- _LISTED ENTRIES_:
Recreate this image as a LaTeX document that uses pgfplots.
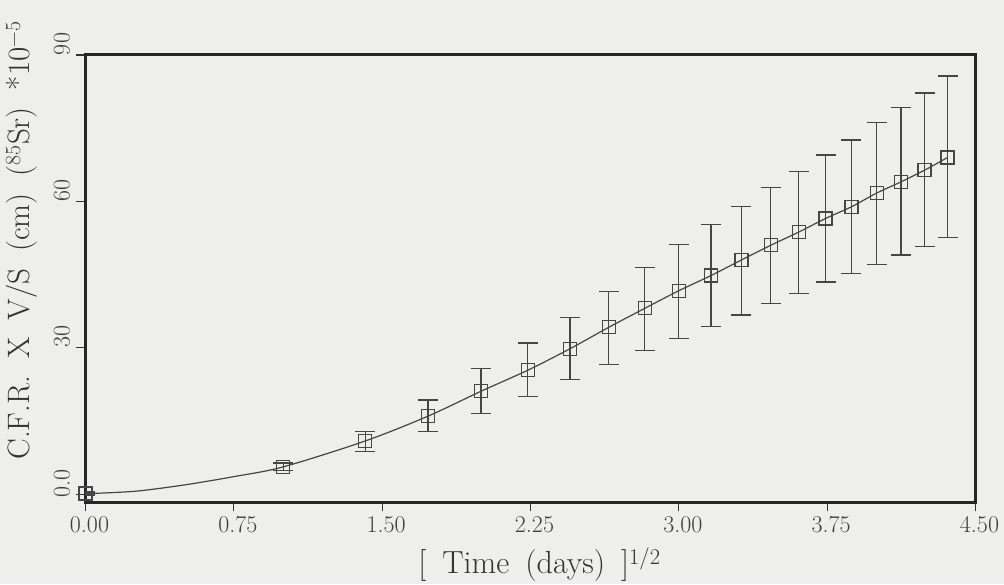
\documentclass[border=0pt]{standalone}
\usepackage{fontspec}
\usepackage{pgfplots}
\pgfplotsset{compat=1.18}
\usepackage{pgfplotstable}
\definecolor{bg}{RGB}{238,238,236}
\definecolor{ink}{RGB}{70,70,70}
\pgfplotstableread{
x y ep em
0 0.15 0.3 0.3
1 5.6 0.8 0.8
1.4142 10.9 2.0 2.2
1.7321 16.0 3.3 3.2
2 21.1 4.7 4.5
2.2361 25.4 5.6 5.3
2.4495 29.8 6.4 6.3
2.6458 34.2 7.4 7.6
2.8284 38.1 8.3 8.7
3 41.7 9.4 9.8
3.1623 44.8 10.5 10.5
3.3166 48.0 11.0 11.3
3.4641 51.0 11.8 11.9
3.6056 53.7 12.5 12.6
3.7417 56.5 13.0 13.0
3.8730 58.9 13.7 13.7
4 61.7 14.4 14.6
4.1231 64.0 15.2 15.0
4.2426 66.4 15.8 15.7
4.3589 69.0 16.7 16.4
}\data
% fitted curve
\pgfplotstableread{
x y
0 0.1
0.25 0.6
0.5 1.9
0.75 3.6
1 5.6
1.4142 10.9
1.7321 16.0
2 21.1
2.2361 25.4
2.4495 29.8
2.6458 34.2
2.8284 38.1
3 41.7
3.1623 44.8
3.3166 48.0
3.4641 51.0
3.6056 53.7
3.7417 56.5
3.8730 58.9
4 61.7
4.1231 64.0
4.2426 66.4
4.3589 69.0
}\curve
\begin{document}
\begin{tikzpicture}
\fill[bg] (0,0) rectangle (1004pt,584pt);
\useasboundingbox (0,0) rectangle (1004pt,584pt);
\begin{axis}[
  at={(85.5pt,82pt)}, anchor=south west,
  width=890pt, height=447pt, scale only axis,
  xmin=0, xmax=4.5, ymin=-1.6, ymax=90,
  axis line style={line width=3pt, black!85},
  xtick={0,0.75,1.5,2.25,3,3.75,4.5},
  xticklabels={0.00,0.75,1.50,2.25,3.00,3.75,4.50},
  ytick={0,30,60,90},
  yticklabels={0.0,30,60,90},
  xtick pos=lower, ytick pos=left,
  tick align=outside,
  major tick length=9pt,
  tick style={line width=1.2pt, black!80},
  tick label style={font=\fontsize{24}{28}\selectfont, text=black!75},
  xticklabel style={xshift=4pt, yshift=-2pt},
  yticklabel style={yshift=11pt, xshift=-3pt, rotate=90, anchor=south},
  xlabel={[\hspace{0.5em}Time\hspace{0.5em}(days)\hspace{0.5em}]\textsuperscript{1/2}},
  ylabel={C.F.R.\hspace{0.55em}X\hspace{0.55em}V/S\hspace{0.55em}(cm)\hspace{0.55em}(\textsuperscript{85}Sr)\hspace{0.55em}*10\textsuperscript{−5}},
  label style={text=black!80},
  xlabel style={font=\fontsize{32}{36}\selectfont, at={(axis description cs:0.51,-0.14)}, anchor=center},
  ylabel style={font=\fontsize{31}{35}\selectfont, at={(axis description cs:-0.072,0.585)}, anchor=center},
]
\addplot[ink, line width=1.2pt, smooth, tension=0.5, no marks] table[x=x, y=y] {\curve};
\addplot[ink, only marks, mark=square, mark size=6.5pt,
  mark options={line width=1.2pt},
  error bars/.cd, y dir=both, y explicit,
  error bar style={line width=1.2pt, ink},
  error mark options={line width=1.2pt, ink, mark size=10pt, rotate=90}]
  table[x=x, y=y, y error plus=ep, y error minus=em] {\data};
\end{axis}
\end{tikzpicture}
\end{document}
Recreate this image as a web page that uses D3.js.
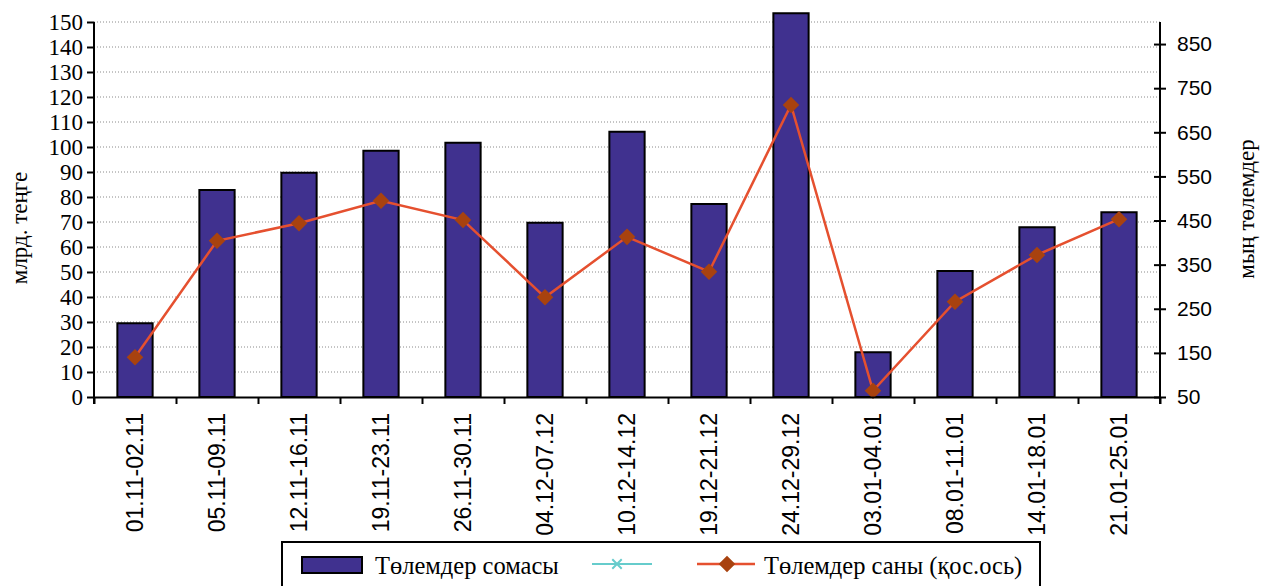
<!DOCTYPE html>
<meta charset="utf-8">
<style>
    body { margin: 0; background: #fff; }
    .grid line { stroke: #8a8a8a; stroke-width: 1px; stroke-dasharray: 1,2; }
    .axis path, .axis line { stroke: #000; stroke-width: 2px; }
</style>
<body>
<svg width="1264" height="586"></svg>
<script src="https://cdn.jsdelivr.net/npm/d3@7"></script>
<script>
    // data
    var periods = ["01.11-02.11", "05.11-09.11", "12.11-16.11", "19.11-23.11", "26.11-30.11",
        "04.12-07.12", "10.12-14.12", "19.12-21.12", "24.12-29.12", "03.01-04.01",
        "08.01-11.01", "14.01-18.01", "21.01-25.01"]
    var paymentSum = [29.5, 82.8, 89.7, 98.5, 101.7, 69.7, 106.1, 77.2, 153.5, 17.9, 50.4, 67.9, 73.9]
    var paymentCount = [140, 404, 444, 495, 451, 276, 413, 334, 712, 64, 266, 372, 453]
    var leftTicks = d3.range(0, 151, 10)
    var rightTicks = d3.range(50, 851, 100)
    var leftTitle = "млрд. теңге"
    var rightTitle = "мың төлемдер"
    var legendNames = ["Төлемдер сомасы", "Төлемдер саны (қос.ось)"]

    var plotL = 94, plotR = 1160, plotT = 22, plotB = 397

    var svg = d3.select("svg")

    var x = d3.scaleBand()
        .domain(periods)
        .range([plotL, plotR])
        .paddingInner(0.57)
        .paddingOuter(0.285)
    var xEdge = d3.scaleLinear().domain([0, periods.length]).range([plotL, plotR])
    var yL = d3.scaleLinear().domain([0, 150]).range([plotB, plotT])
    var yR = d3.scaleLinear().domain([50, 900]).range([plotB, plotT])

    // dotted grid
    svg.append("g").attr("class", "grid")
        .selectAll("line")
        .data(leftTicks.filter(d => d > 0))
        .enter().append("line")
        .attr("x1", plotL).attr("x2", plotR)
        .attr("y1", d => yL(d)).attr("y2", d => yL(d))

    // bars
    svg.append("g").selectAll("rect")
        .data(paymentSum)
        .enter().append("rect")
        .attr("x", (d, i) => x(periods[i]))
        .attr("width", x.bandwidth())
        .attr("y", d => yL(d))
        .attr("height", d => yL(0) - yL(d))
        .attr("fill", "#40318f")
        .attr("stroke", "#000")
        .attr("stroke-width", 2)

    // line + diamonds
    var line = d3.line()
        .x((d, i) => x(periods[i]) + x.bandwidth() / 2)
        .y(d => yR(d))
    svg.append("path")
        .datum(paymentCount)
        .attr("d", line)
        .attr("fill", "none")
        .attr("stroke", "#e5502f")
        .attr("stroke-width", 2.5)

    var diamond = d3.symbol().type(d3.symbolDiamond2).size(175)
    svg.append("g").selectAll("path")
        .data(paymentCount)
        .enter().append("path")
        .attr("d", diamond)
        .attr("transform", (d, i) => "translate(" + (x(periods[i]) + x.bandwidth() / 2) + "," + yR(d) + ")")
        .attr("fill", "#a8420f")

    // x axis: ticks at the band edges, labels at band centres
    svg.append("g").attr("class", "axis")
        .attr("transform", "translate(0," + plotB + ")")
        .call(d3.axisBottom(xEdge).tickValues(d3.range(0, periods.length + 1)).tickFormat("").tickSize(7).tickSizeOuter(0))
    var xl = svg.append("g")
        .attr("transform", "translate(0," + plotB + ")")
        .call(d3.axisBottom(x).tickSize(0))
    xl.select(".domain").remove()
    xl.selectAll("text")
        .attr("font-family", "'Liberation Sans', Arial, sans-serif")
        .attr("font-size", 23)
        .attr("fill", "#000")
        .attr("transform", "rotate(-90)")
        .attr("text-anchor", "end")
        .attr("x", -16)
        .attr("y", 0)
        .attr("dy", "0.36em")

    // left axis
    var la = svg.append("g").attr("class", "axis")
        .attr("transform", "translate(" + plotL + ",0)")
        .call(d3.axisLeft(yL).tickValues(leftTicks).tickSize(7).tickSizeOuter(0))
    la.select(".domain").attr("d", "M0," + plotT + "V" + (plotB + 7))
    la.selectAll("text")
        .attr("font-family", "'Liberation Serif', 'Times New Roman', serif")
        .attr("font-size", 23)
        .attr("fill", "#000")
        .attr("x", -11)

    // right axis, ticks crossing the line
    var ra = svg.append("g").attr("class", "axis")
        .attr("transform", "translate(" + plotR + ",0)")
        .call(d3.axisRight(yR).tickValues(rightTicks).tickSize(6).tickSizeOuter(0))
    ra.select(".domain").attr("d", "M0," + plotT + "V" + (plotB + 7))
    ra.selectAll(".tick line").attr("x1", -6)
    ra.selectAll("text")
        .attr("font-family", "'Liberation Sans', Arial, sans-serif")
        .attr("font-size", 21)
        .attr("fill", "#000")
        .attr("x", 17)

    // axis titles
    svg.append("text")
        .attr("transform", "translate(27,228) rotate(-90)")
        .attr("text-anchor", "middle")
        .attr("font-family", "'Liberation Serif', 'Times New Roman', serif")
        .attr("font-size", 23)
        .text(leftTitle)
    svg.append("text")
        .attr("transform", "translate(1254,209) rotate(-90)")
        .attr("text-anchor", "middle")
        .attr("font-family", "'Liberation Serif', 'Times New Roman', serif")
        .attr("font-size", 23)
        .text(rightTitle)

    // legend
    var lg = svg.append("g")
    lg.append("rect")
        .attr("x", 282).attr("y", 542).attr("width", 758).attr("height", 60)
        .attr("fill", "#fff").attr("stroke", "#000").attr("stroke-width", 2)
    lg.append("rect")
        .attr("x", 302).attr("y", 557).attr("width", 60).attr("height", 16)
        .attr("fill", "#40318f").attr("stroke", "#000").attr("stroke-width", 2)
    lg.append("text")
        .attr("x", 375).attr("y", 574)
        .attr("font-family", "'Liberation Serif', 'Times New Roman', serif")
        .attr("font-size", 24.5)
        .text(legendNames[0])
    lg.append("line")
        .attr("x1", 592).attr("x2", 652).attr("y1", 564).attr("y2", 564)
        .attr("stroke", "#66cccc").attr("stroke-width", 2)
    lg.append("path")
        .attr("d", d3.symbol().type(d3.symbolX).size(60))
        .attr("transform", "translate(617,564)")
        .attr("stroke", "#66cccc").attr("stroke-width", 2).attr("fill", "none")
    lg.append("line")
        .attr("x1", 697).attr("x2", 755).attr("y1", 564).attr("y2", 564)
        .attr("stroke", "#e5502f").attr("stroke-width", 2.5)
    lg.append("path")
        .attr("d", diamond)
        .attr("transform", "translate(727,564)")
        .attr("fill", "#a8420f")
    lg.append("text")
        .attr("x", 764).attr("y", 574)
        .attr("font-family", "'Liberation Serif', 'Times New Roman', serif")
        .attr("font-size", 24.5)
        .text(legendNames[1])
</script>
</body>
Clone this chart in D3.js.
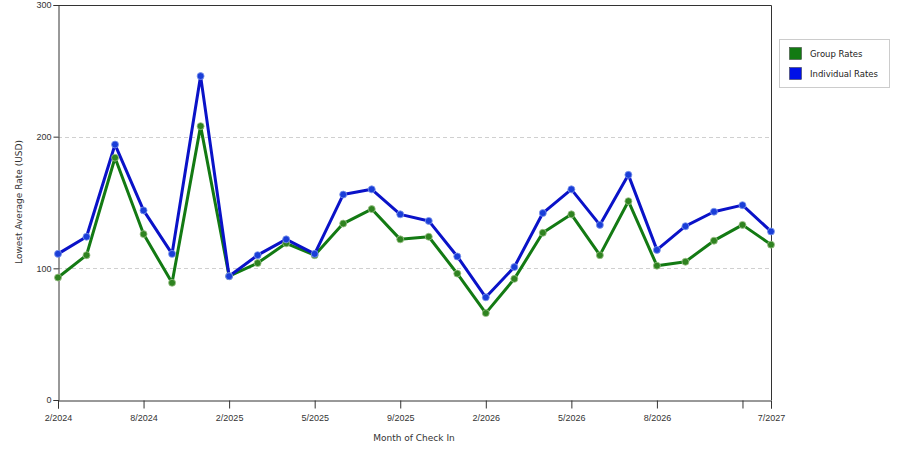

- _AIM_:
Copy every line of the material in which the word "image" occurs.

- _RESULT FOR THIS EXERCISE_:
Recreate this image as a LaTeX document that uses pgfplots.
Recreate this image as a web page that uses D3.js.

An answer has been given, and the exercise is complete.